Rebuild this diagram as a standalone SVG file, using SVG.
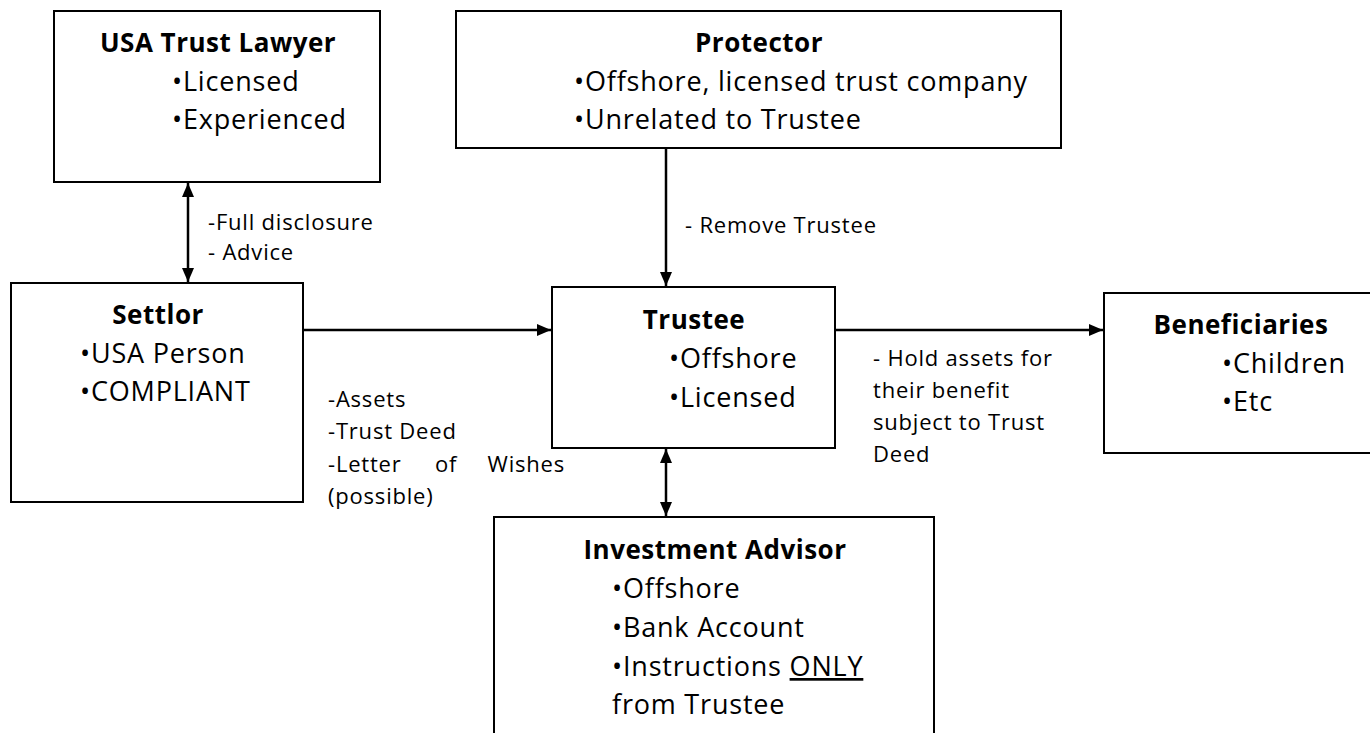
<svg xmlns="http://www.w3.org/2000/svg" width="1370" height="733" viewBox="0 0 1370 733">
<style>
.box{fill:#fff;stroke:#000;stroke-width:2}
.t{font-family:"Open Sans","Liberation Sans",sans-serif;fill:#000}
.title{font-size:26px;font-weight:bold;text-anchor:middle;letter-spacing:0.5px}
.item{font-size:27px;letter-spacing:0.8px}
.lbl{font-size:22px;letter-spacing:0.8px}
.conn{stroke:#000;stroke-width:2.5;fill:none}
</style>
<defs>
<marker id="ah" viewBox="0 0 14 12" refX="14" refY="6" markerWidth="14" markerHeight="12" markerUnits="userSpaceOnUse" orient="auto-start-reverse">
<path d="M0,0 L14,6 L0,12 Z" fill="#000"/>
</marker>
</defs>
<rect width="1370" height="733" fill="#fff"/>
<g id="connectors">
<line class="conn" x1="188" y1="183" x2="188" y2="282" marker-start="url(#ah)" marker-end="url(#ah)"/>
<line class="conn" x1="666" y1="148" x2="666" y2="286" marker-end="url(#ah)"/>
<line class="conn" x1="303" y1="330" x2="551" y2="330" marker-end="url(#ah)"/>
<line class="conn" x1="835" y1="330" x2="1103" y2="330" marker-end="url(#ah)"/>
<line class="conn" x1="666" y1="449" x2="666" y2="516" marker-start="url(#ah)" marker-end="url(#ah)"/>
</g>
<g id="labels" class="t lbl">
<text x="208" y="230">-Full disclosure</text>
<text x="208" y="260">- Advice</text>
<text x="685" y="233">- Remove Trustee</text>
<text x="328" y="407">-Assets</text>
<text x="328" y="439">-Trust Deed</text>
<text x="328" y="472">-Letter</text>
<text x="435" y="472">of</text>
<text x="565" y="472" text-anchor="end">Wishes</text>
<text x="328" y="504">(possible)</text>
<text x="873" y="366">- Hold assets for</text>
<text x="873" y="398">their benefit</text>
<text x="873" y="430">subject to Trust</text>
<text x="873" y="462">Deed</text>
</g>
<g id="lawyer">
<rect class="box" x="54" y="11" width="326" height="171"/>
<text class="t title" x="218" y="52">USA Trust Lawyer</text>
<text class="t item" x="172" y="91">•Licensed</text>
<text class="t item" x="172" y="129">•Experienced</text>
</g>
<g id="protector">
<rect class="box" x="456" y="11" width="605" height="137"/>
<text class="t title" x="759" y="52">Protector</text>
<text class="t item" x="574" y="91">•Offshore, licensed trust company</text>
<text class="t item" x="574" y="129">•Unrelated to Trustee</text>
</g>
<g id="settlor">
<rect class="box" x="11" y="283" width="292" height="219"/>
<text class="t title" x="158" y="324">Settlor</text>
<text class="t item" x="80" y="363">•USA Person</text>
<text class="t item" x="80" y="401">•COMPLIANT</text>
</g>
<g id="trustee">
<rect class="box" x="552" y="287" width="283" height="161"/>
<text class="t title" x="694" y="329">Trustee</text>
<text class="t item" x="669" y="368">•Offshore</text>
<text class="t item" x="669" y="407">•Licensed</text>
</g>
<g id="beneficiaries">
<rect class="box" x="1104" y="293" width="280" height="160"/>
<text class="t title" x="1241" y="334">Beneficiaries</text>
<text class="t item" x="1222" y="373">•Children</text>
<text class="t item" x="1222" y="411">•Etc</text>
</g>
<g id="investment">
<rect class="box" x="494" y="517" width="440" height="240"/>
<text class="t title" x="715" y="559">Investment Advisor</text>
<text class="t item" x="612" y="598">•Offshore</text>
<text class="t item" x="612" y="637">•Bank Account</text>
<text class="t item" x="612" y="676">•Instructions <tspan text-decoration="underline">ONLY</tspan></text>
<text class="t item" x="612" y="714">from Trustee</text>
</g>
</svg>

· · · ·

→ **TASK PROMPT**:
Every line of the data above should be quoted exactly. Omit the pictures.

→ **EXPECTED ANSWER**:
Rebuild this diagram as a standalone SVG file, using SVG.
<svg xmlns="http://www.w3.org/2000/svg" width="1370" height="733" viewBox="0 0 1370 733">
<style>
.box{fill:#fff;stroke:#000;stroke-width:2}
.t{font-family:"Open Sans","Liberation Sans",sans-serif;fill:#000}
.title{font-size:26px;font-weight:bold;text-anchor:middle;letter-spacing:0.5px}
.item{font-size:27px;letter-spacing:0.8px}
.lbl{font-size:22px;letter-spacing:0.8px}
.conn{stroke:#000;stroke-width:2.5;fill:none}
</style>
<defs>
<marker id="ah" viewBox="0 0 14 12" refX="14" refY="6" markerWidth="14" markerHeight="12" markerUnits="userSpaceOnUse" orient="auto-start-reverse">
<path d="M0,0 L14,6 L0,12 Z" fill="#000"/>
</marker>
</defs>
<rect width="1370" height="733" fill="#fff"/>
<g id="connectors">
<line class="conn" x1="188" y1="183" x2="188" y2="282" marker-start="url(#ah)" marker-end="url(#ah)"/>
<line class="conn" x1="666" y1="148" x2="666" y2="286" marker-end="url(#ah)"/>
<line class="conn" x1="303" y1="330" x2="551" y2="330" marker-end="url(#ah)"/>
<line class="conn" x1="835" y1="330" x2="1103" y2="330" marker-end="url(#ah)"/>
<line class="conn" x1="666" y1="449" x2="666" y2="516" marker-start="url(#ah)" marker-end="url(#ah)"/>
</g>
<g id="labels" class="t lbl">
<text x="208" y="230">-Full disclosure</text>
<text x="208" y="260">- Advice</text>
<text x="685" y="233">- Remove Trustee</text>
<text x="328" y="407">-Assets</text>
<text x="328" y="439">-Trust Deed</text>
<text x="328" y="472">-Letter</text>
<text x="435" y="472">of</text>
<text x="565" y="472" text-anchor="end">Wishes</text>
<text x="328" y="504">(possible)</text>
<text x="873" y="366">- Hold assets for</text>
<text x="873" y="398">their benefit</text>
<text x="873" y="430">subject to Trust</text>
<text x="873" y="462">Deed</text>
</g>
<g id="lawyer">
<rect class="box" x="54" y="11" width="326" height="171"/>
<text class="t title" x="218" y="52">USA Trust Lawyer</text>
<text class="t item" x="172" y="91">•Licensed</text>
<text class="t item" x="172" y="129">•Experienced</text>
</g>
<g id="protector">
<rect class="box" x="456" y="11" width="605" height="137"/>
<text class="t title" x="759" y="52">Protector</text>
<text class="t item" x="574" y="91">•Offshore, licensed trust company</text>
<text class="t item" x="574" y="129">•Unrelated to Trustee</text>
</g>
<g id="settlor">
<rect class="box" x="11" y="283" width="292" height="219"/>
<text class="t title" x="158" y="324">Settlor</text>
<text class="t item" x="80" y="363">•USA Person</text>
<text class="t item" x="80" y="401">•COMPLIANT</text>
</g>
<g id="trustee">
<rect class="box" x="552" y="287" width="283" height="161"/>
<text class="t title" x="694" y="329">Trustee</text>
<text class="t item" x="669" y="368">•Offshore</text>
<text class="t item" x="669" y="407">•Licensed</text>
</g>
<g id="beneficiaries">
<rect class="box" x="1104" y="293" width="280" height="160"/>
<text class="t title" x="1241" y="334">Beneficiaries</text>
<text class="t item" x="1222" y="373">•Children</text>
<text class="t item" x="1222" y="411">•Etc</text>
</g>
<g id="investment">
<rect class="box" x="494" y="517" width="440" height="240"/>
<text class="t title" x="715" y="559">Investment Advisor</text>
<text class="t item" x="612" y="598">•Offshore</text>
<text class="t item" x="612" y="637">•Bank Account</text>
<text class="t item" x="612" y="676">•Instructions <tspan text-decoration="underline">ONLY</tspan></text>
<text class="t item" x="612" y="714">from Trustee</text>
</g>
</svg>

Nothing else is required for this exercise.